:: OBJECTIVE ::
Your task is to retype the lines from the opening of the material through the line that includes "(0,0) rectangle (1145,724);". Do not copy the pictures.

--- DATA ---

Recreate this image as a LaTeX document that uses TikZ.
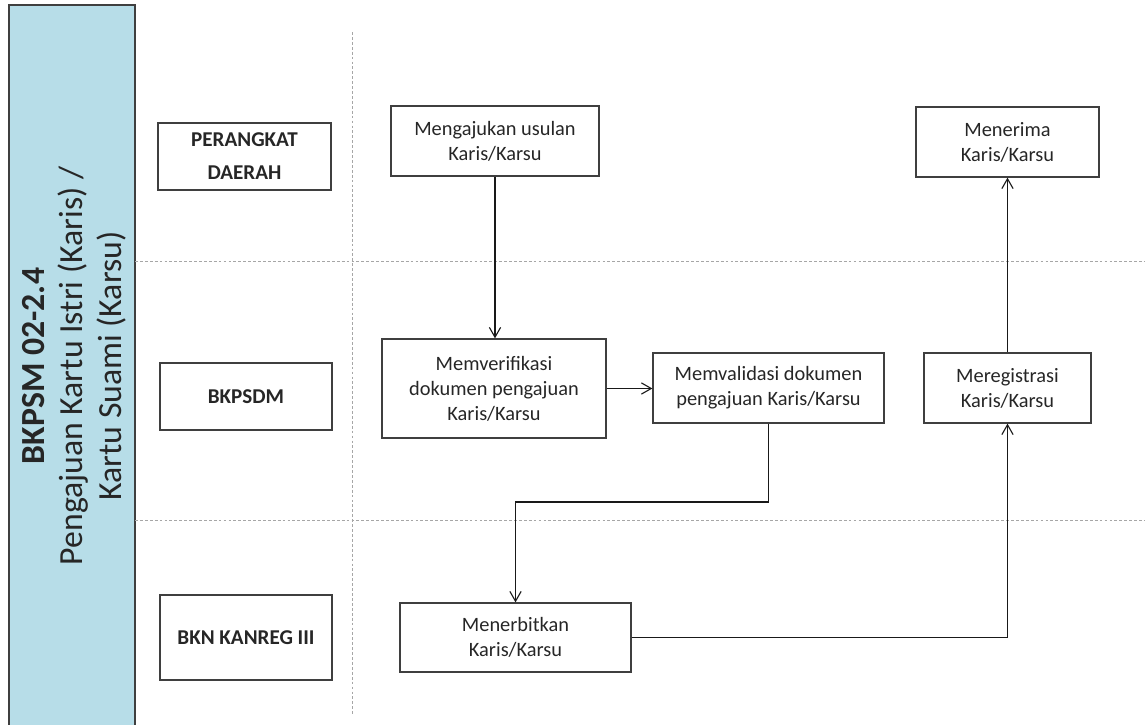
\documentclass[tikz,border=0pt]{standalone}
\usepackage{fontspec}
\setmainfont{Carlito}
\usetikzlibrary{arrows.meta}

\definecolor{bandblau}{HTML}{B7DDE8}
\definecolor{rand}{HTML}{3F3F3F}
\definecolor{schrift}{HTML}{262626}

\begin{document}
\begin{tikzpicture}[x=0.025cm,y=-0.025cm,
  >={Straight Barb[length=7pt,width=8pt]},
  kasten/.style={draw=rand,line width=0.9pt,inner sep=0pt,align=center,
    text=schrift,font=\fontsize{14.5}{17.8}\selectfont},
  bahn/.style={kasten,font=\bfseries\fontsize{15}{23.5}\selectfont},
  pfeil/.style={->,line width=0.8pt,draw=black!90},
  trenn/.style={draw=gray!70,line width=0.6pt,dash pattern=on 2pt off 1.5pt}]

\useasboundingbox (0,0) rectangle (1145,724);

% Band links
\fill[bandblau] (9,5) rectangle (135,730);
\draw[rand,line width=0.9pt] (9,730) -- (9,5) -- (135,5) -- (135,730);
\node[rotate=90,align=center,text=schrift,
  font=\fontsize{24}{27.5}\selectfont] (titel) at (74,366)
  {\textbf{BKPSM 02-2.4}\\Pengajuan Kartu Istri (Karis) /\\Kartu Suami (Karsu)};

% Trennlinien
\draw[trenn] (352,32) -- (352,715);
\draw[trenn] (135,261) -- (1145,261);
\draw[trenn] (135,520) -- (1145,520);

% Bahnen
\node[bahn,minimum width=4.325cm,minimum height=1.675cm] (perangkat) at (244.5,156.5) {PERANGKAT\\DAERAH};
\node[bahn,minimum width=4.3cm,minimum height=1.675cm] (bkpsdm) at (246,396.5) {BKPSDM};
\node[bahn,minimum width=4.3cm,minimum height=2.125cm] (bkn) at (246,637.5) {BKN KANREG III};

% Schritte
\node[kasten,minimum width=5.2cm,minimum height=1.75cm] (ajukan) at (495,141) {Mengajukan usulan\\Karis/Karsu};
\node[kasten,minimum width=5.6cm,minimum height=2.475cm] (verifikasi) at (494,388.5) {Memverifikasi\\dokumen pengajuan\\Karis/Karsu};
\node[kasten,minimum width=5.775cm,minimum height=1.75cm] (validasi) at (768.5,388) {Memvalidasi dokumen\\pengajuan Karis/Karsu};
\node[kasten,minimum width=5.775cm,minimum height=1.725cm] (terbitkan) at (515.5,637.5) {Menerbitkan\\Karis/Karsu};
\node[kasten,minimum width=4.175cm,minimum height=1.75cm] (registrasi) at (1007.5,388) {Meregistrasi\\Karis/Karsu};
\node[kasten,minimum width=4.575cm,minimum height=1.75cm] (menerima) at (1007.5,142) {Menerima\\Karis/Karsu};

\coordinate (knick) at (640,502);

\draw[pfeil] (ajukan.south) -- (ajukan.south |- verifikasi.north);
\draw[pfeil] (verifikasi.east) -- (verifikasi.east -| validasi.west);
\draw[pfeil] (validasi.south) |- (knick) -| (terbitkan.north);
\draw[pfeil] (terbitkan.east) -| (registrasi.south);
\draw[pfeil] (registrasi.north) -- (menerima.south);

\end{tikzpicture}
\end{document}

---

:: RESULT FOR THIS TASK ::
Recreate this image as a LaTeX document that uses TikZ.
\documentclass[tikz,border=0pt]{standalone}
\usepackage{fontspec}
\setmainfont{Carlito}
\usetikzlibrary{arrows.meta}

\definecolor{bandblau}{HTML}{B7DDE8}
\definecolor{rand}{HTML}{3F3F3F}
\definecolor{schrift}{HTML}{262626}

\begin{document}
\begin{tikzpicture}[x=0.025cm,y=-0.025cm,
  >={Straight Barb[length=7pt,width=8pt]},
  kasten/.style={draw=rand,line width=0.9pt,inner sep=0pt,align=center,
    text=schrift,font=\fontsize{14.5}{17.8}\selectfont},
  bahn/.style={kasten,font=\bfseries\fontsize{15}{23.5}\selectfont},
  pfeil/.style={->,line width=0.8pt,draw=black!90},
  trenn/.style={draw=gray!70,line width=0.6pt,dash pattern=on 2pt off 1.5pt}]

\useasboundingbox (0,0) rectangle (1145,724);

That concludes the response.